Geochemistry and dating of E-MORB type mafic rocks from Dalabute ophiolite in West Junggar, Xinjiang and geological implications
新疆西准噶尔达拉布特蛇绿岩E-MORB型镁铁质岩的地球化学、年代学及其地质意义

The West Junggar region in northwestern China is an important part of Central Asian Orogenic Belt, which consists of successive subduction-accretion of ophiolites, island arc, oceanic ialands, seamounts, accretionary wedges in Paleozoic. A number of ophiolites or ophiolitic melanges were emplaced within this orogenic belt, Dalabute ophiolite, which is one of the largest ophiolite belts in West Junggar, represents the remnants of Paleoasian oceanic crust. Geochemically, the mafic rocks of Dalabute ophiolite display normal mid-ocean ridge basalt (N-MORB), enriched mid-ocean ridge basalt (E-MORB) and ocean island basalt (OIB) signatures. This paper reports that the LA-ICP-MS zircon U-Pb dating result for E-MORB type leucocratic gabbros from Akebasitao terrane of Dalabute ophiolite, yielding an age of 302±1.7Ma.
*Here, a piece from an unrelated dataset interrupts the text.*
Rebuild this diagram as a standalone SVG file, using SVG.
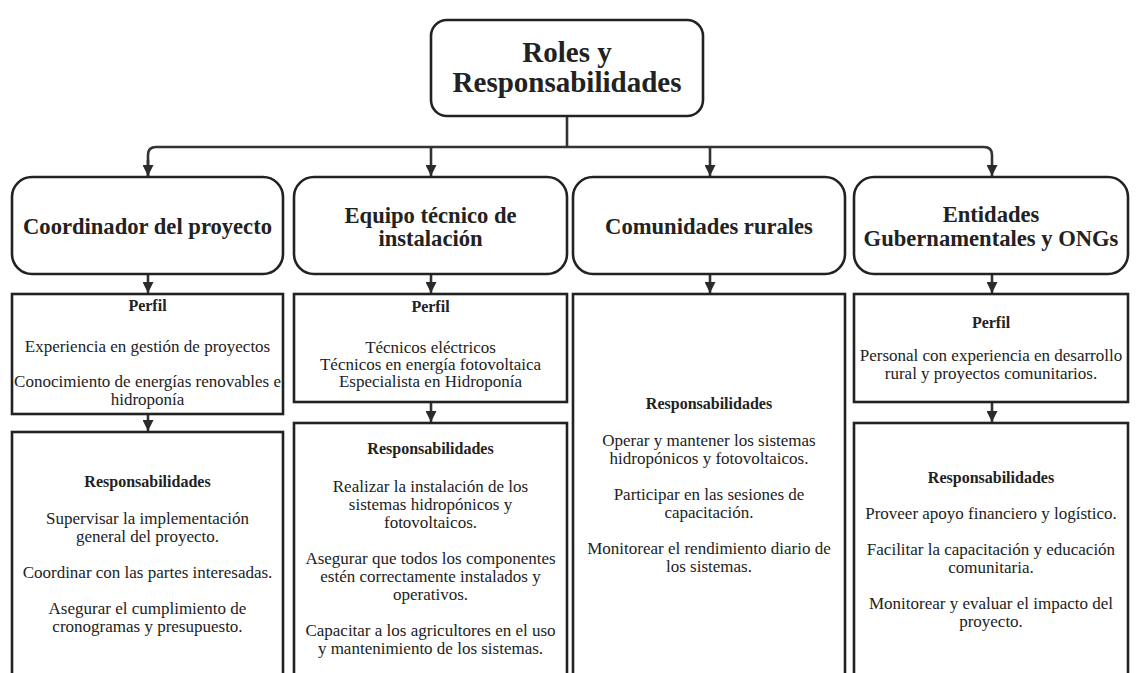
<svg xmlns="http://www.w3.org/2000/svg" width="1138" height="673" viewBox="0 0 1138 673">
<defs>
<marker id="ah" viewBox="0 0 10 10" refX="10" refY="5" markerWidth="11" markerHeight="11" markerUnits="userSpaceOnUse" orient="auto">
<path d="M0,0 L10,5 L0,10 z" fill="#2b2b2b"/>
</marker>
<style>
.box{fill:#fff;stroke:#222;stroke-width:2.6}
.conn{fill:none;stroke:#333;stroke-width:2.6}
.t{fill:#222;text-anchor:middle;font-family:"Liberation Serif","Times New Roman",serif}
.title{font-size:29px;font-weight:bold}
.hd{font-size:22.6px;font-weight:bold}
.lb{font-size:16px;font-weight:bold}
.bd{font-size:17px}
</style>
</defs>
<rect width="1138" height="673" fill="#fff"/>

<g id="connectors">
<path class="conn" d="M567,117 V147"/>
<path class="conn" d="M148,176 V155 Q148,147 156,147 H984 Q992,147 992,155 V176" marker-end="url(#ah)"/>
<path class="conn" d="M148,160 V176" marker-end="url(#ah)"/>
<path class="conn" d="M431,147 V176" marker-end="url(#ah)"/>
<path class="conn" d="M710,147 V176" marker-end="url(#ah)"/>
<path class="conn" d="M148,275 V293" marker-end="url(#ah)"/>
<path class="conn" d="M431,275 V293" marker-end="url(#ah)"/>
<path class="conn" d="M710,275 V293" marker-end="url(#ah)"/>
<path class="conn" d="M992,275 V293" marker-end="url(#ah)"/>
<path class="conn" d="M148,415 V431" marker-end="url(#ah)"/>
<path class="conn" d="M431,403 V422" marker-end="url(#ah)"/>
<path class="conn" d="M992,403 V422" marker-end="url(#ah)"/>
</g>

<g id="root">
<rect class="box" x="431" y="20" width="272" height="96" rx="16"/>
<text class="t title" x="567" y="62">Roles y</text>
<text class="t title" x="567" y="92">Responsabilidades</text>
</g>

<g id="coordinador">
<rect class="box" x="12" y="177" width="271" height="97" rx="20"/>
<text class="t hd" x="147.5" y="234">Coordinador del proyecto</text>
</g>
<g id="equipo">
<rect class="box" x="294" y="177" width="273" height="97" rx="20"/>
<text class="t hd" x="430.5" y="223">Equipo técnico de</text>
<text class="t hd" x="430.5" y="246">instalación</text>
</g>
<g id="comunidades">
<rect class="box" x="573" y="177" width="272" height="97" rx="20"/>
<text class="t hd" x="709" y="234">Comunidades rurales</text>
</g>
<g id="entidades">
<rect class="box" x="854" y="177" width="274" height="97" rx="20"/>
<text class="t hd" x="991" y="222">Entidades</text>
<text class="t hd" x="991" y="246">Gubernamentales y ONGs</text>
</g>

<g id="perfil-coordinador">
<rect class="box" x="12" y="294" width="271" height="120"/>
<text class="t lb" x="147.5" y="311">Perfil</text>
<text class="t bd" x="147.5" y="352">Experiencia en gestión de proyectos</text>
<text class="t bd" x="147.5" y="387">Conocimiento de energías renovables e</text>
<text class="t bd" x="147.5" y="405">hidroponía</text>
</g>
<g id="perfil-equipo">
<rect class="box" x="294" y="294" width="273" height="108"/>
<text class="t lb" x="430.5" y="312">Perfil</text>
<text class="t bd" x="430.5" y="353">Técnicos eléctricos</text>
<text class="t bd" x="430.5" y="370">Técnicos en energía fotovoltaica</text>
<text class="t bd" x="430.5" y="387">Especialista en Hidroponía</text>
</g>
<g id="resp-comunidades">
<rect class="box" x="573" y="294" width="272" height="400"/>
<text class="t lb" x="709" y="409">Responsabilidades</text>
<text class="t bd" x="709" y="446">Operar y mantener los sistemas</text>
<text class="t bd" x="709" y="464">hidropónicos y fotovoltaicos.</text>
<text class="t bd" x="709" y="500">Participar en las sesiones de</text>
<text class="t bd" x="709" y="518">capacitación.</text>
<text class="t bd" x="709" y="554">Monitorear el rendimiento diario de</text>
<text class="t bd" x="709" y="572">los sistemas.</text>
</g>
<g id="perfil-entidades">
<rect class="box" x="854" y="294" width="274" height="108"/>
<text class="t lb" x="991" y="328">Perfil</text>
<text class="t bd" x="991" y="361">Personal con experiencia en desarrollo</text>
<text class="t bd" x="991" y="379">rural y proyectos comunitarios.</text>
</g>

<g id="resp-coordinador">
<rect class="box" x="12" y="432" width="271" height="262"/>
<text class="t lb" x="147.5" y="487">Responsabilidades</text>
<text class="t bd" x="147.5" y="524">Supervisar la implementación</text>
<text class="t bd" x="147.5" y="542">general del proyecto.</text>
<text class="t bd" x="147.5" y="578">Coordinar con las partes interesadas.</text>
<text class="t bd" x="147.5" y="614">Asegurar el cumplimiento de</text>
<text class="t bd" x="147.5" y="632">cronogramas y presupuesto.</text>
</g>
<g id="resp-equipo">
<rect class="box" x="294" y="423" width="273" height="271"/>
<text class="t lb" x="430.5" y="454">Responsabilidades</text>
<text class="t bd" x="430.5" y="492">Realizar la instalación de los</text>
<text class="t bd" x="430.5" y="510">sistemas hidropónicos y</text>
<text class="t bd" x="430.5" y="528">fotovoltaicos.</text>
<text class="t bd" x="430.5" y="564">Asegurar que todos los componentes</text>
<text class="t bd" x="430.5" y="582">estén correctamente instalados y</text>
<text class="t bd" x="430.5" y="600">operativos.</text>
<text class="t bd" x="430.5" y="636">Capacitar a los agricultores en el uso</text>
<text class="t bd" x="430.5" y="654">y mantenimiento de los sistemas.</text>
</g>
<g id="resp-entidades">
<rect class="box" x="854" y="423" width="274" height="271"/>
<text class="t lb" x="991" y="483">Responsabilidades</text>
<text class="t bd" x="991" y="519">Proveer apoyo financiero y logístico.</text>
<text class="t bd" x="991" y="555">Facilitar la capacitación y educación</text>
<text class="t bd" x="991" y="573">comunitaria.</text>
<text class="t bd" x="991" y="609">Monitorear y evaluar el impacto del</text>
<text class="t bd" x="991" y="627">proyecto.</text>
</g>
</svg>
Since the more complexity petrogenesis of E-MORB and OIB mafic rocks in ophiolites, combining previous studies, we propose two hypotheses for explanation of gabbro age: (1)E-MORB and OIB type mafic rocks were formed in late stage of back arc extension, the dating represents the formation age of the ophiolite, suggesting the Junggar ocean possibly closed after Late Carboniferous; (2) E-MORB and OIB type mafic rocks were forearc seamount in accretionary prism during the death or emplacement stage of ophiolite, which formed in response to collision of spreading center with Dulabute ophiolite subduction zone. They post-dated formation of main ophiolite sequence, but have significant tectonic implications for the origin and evolution of the Dalabute ophiolite. We favor the latter explanation and propose that there was an active margin during the Late Carboniferous-Early Permian in North Xinjiang. The important cause of tectonic-magmatic-metallogenic-orogenic climax is the subdution of spreading center, by which the large volume of continental crust increased through transfer granitic melt, which were from partial melting of accretionary wedge, subducted slab and recycled sediments triggered by underplating of mantle-derived basaltic magmas, to orogenic belt. This process may be caused by slab window effects following spreading center subduction.